Here is a wide range of nutrition tips on what to eat and what to avoid to stay in shape during Ramadan and ensure adequate nutrition.
1. Watch your weight: Even though Ramadan is the month of fasting, most people treat it as an opportunity to eat whatever they want, leading to weight gain. Limit those sweetened beverages, avoid fried food and other foods that won’t deliver much nutrition like refined carbohydrates. If you want to treat yourself to sweets, wait for a few hours after your main course and be moderate. Additionally, watch your portions and be picky at social gatherings as people tend to eat more when there’s company. Stay active by going for walks after you have digested your food.
2. Stay Hydrated. It’s better to drink lots of fluids during the non-fasting hours to meet your fluid intake requirement and prevent dehydration, something like eight to 10 cups. Plus breaking your fast with water and other hydrating food will prevent the need to binge on less nutritious, fatty foods. You don’t need to make it a drinking competition though. Soups, stews and water-packed produce, such as tomatoes, cucumbers, lettuce, watermelon and oranges hydrate your body too.
3. Remain energised: Breaking your fast with three dates, known as the Prophet’s (PBUH) tradition, will give you an instant burst of energy, and what’s more, dates are a great source of fibre. Dried fruits and nuts are also packed with energy. Getting a good night’s sleep is also important for your concentration and work performance, especially since you can’t reach for that morning cup of coffee.
4. Include food in your Suhoor: Including food in your Suhoor will keep you fuller during the fasting hours. A good way to delay hunger pangs is to eat protein and fibre during the pre-dawn meal. Make sure this meal is rich in slowly absorbed carbohydrates, such as whole grain breads, rice and whole grain cereals that can help maintain your blood sugar levels. Plus, don’t forget to add some low fat yogurt, a great source of protein and calcium, which will help prevent thirst throughout the day.

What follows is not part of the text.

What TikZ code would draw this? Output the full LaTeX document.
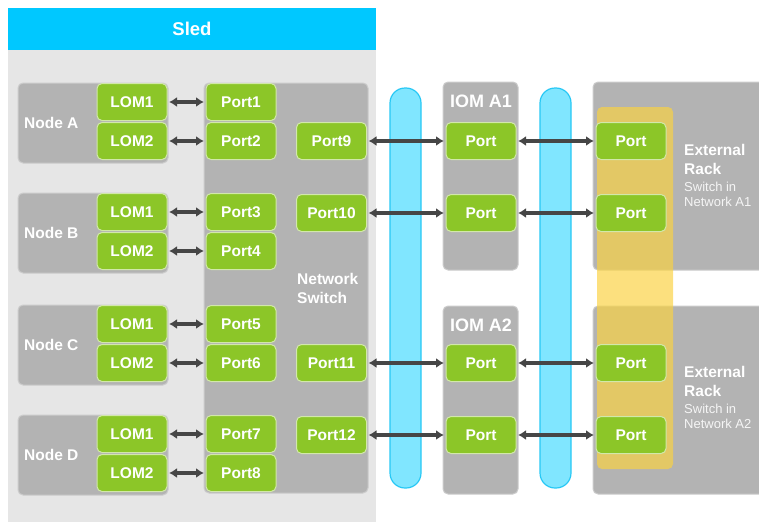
\documentclass[tikz,border=0pt]{standalone}
\usepackage{fontspec}
\setmainfont{Liberation Sans}
\usetikzlibrary{arrows.meta, positioning, calc}

\definecolor{sledblue}{RGB}{0,200,255}
\definecolor{sledbody}{RGB}{230,230,230}
\definecolor{boxgray}{RGB}{179,179,179}
\definecolor{boxedge}{RGB}{204,204,204}
\definecolor{portgreen}{RGB}{140,198,40}
\definecolor{portedge}{RGB}{210,232,170}
\definecolor{pillblue}{RGB}{128,230,255}
\definecolor{pilledge}{RGB}{40,200,245}
\definecolor{rackyellow}{RGB}{250,210,65}
\definecolor{linkgray}{RGB}{70,70,70}

\begin{document}
\begin{tikzpicture}[
    x=1pt, y=-1pt,
    font=\bfseries,
    >= {Latex[length=8pt, width=10pt]},
    portbox/.style={draw=portedge, fill=portgreen, line width=1pt, rounded corners=5pt,
        minimum width=70pt, minimum height=37pt, inner sep=0pt, text=white,
        font=\fontsize{15.5}{18}\selectfont\bfseries},
    graybox/.style={draw=boxedge, fill=boxgray, line width=1pt, rounded corners=5pt},
    pill/.style={draw=pilledge, fill=pillblue, line width=1.2pt, rounded corners=15pt},
    link/.style={<->, draw=linkgray, line width=3.2pt, shorten >=1.5pt, shorten <=1.5pt},
    boxlabel/.style={text=white, inner sep=0pt, font=\fontsize{15.5}{19}\selectfont\bfseries},
    ]

    \useasboundingbox (0,0) rectangle (759,522);

    % ==========================================
    % Sled background
    % ==========================================
    \fill[sledbody] (8,50) rectangle (376,522);
    \fill[sledblue] (8,8) rectangle (376,50);
    \node[text=white, font=\fontsize{18.5}{22}\selectfont\bfseries] (sled) at (192,29) {Sled};

    % ==========================================
    % Gray containers
    % ==========================================
    \foreach \nd/\ytop in {A/83, B/193, C/305, D/415}
    {
        \draw[graybox] (18,\ytop) rectangle (168,\ytop+80);
        \node[boxlabel, anchor=west] (node\nd) at (24,\ytop+40) {Node \nd};
    }
    \draw[graybox] (204,83) rectangle (368,493);
    \node[boxlabel, anchor=north west, align=left] (switch) at (297,273) {Network\\Switch};

    % Midplane links
    \draw[pill] (390,88) rectangle (421,488);
    \draw[pill] (540,88) rectangle (571,488);

    % IOM modules and external racks
    \foreach \io/\ytop in {A1/82, A2/306}
    {
        \draw[graybox] (443,\ytop) rectangle (518,\ytop+188);
        \node[text=white, inner sep=0pt, font=\fontsize{18}{22}\selectfont\bfseries] (iom\io) at (481,\ytop+19) {IOM \io};
        \draw[graybox] (593,\ytop) rectangle (775,\ytop+188);
    }
    \fill[rackyellow, opacity=0.68, rounded corners=5pt] (597,107) rectangle (673,469);

    % ==========================================
    % Ports
    % ==========================================
    \foreach \nd/\ytop [count=\i] in {A/83, B/193, C/305, D/415}
    {
        \pgfmathtruncatemacro{\pa}{2*\i-1}
        \pgfmathtruncatemacro{\pb}{2*\i}
        \node[portbox] (lom\nd1) at (132,\ytop+19) {LOM1};
        \node[portbox] (lom\nd2) at (132,\ytop+58) {LOM2};
        \node[portbox] (port\pa) at (241,\ytop+19) {Port\pa};
        \node[portbox] (port\pb) at (241,\ytop+58) {Port\pb};
        \draw[link] (lom\nd1.east) -- (port\pa.west);
        \draw[link] (lom\nd2.east) -- (port\pb.west);
    }

    \foreach \p/\y/\io in {9/141/A1, 10/213/A1, 11/363/A2, 12/435/A2}
    {
        \node[portbox] (port\p) at (331.5,\y) {Port\p};
        \node[portbox] (iomport\p) at (481,\y) {Port};
        \node[portbox] (extport\p) at (631,\y) {Port};
        \draw[link] (port\p.east) -- (iomport\p.west);
        \draw[link] (iomport\p.east) -- (extport\p.west);
    }

    % ==========================================
    % External rack labels
    % ==========================================
    \foreach \io/\y in {A1/159, A2/381}
    {
        \node[boxlabel, anchor=west, align=left] (rack\io) at (684,\y) {External\\Rack};
        \node[text=white!92!gray, inner sep=0pt, anchor=north west, align=left,
              font=\fontsize{13}{15}\selectfont] (rack\io sub) at ([yshift=-7pt]rack\io.south west) {Switch in\\Network \io};
    }

\end{tikzpicture}
\end{document}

5. Balance your meals: Your meals should include healthy carbohydrates, sources of protein like meats, legumes, eggs and dairy products, vegetables, fruits and healthy fats. Try and add in complex carbohydrates to each of your meals too, such as rice, potatoes and burghul. They help release energy slowly during the long hours of fasting, ensuring you have a stable level of glucose in your blood stream for several hours. Fibre-rich foods are important as well as they are digested slowly, so munch on bran, cereals, whole wheat, grains and seeds, potatoes with the skin on, vegetables such as green beans and almost all fruit, including apricots, prunes and figs.